• Goal: Copy all of the material below exactly.

• Raw data:
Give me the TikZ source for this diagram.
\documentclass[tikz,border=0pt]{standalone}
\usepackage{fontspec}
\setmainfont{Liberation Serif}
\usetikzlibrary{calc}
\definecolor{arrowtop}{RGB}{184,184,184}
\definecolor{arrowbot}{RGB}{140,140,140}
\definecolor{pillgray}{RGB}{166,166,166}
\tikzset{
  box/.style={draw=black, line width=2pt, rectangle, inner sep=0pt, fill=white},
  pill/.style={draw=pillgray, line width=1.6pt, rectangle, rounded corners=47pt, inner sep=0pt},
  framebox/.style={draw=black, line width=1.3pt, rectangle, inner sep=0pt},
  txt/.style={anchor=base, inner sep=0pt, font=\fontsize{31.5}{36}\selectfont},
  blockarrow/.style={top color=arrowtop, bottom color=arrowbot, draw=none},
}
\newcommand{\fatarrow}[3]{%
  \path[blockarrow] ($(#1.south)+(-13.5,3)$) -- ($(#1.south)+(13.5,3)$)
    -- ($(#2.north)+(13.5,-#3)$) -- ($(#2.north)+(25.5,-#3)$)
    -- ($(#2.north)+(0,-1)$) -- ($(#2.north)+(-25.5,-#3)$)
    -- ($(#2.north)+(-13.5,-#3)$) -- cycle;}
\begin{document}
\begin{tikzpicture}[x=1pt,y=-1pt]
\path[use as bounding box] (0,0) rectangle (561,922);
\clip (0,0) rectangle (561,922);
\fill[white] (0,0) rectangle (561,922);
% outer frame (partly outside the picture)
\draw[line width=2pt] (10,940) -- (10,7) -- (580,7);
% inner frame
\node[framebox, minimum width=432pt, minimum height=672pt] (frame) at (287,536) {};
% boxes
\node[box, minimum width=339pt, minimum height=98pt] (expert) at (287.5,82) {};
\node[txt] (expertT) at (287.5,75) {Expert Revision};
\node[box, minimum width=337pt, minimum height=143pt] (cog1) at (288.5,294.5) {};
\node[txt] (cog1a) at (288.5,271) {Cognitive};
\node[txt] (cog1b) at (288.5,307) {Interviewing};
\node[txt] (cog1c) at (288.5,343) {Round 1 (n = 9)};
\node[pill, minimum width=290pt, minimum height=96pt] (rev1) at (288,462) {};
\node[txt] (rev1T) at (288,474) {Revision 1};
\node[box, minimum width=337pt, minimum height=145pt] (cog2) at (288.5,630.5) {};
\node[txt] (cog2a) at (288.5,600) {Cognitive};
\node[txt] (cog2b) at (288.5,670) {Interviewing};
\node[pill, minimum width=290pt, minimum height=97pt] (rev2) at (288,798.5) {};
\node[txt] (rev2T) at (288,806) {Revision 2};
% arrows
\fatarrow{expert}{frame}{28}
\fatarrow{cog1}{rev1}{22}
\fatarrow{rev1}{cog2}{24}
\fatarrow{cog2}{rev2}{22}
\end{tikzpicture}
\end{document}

• Final result:
Give me the TikZ source for this diagram.
\documentclass[tikz,border=0pt]{standalone}
\usepackage{fontspec}
\setmainfont{Liberation Serif}
\usetikzlibrary{calc}
\definecolor{arrowtop}{RGB}{184,184,184}
\definecolor{arrowbot}{RGB}{140,140,140}
\definecolor{pillgray}{RGB}{166,166,166}
\tikzset{
  box/.style={draw=black, line width=2pt, rectangle, inner sep=0pt, fill=white},
  pill/.style={draw=pillgray, line width=1.6pt, rectangle, rounded corners=47pt, inner sep=0pt},
  framebox/.style={draw=black, line width=1.3pt, rectangle, inner sep=0pt},
  txt/.style={anchor=base, inner sep=0pt, font=\fontsize{31.5}{36}\selectfont},
  blockarrow/.style={top color=arrowtop, bottom color=arrowbot, draw=none},
}
\newcommand{\fatarrow}[3]{%
  \path[blockarrow] ($(#1.south)+(-13.5,3)$) -- ($(#1.south)+(13.5,3)$)
    -- ($(#2.north)+(13.5,-#3)$) -- ($(#2.north)+(25.5,-#3)$)
    -- ($(#2.north)+(0,-1)$) -- ($(#2.north)+(-25.5,-#3)$)
    -- ($(#2.north)+(-13.5,-#3)$) -- cycle;}
\begin{document}
\begin{tikzpicture}[x=1pt,y=-1pt]
\path[use as bounding box] (0,0) rectangle (561,922);
\clip (0,0) rectangle (561,922);
\fill[white] (0,0) rectangle (561,922);
% outer frame (partly outside the picture)
\draw[line width=2pt] (10,940) -- (10,7) -- (580,7);
% inner frame
\node[framebox, minimum width=432pt, minimum height=672pt] (frame) at (287,536) {};
% boxes
\node[box, minimum width=339pt, minimum height=98pt] (expert) at (287.5,82) {};
\node[txt] (expertT) at (287.5,75) {Expert Revision};
\node[box, minimum width=337pt, minimum height=143pt] (cog1) at (288.5,294.5) {};
\node[txt] (cog1a) at (288.5,271) {Cognitive};
\node[txt] (cog1b) at (288.5,307) {Interviewing};
\node[txt] (cog1c) at (288.5,343) {Round 1 (n = 9)};
\node[pill, minimum width=290pt, minimum height=96pt] (rev1) at (288,462) {};
\node[txt] (rev1T) at (288,474) {Revision 1};
\node[box, minimum width=337pt, minimum height=145pt] (cog2) at (288.5,630.5) {};
\node[txt] (cog2a) at (288.5,600) {Cognitive};
\node[txt] (cog2b) at (288.5,670) {Interviewing};
\node[pill, minimum width=290pt, minimum height=97pt] (rev2) at (288,798.5) {};
\node[txt] (rev2T) at (288,806) {Revision 2};
% arrows
\fatarrow{expert}{frame}{28}
\fatarrow{cog1}{rev1}{22}
\fatarrow{rev1}{cog2}{24}
\fatarrow{cog2}{rev2}{22}
\end{tikzpicture}
\end{document}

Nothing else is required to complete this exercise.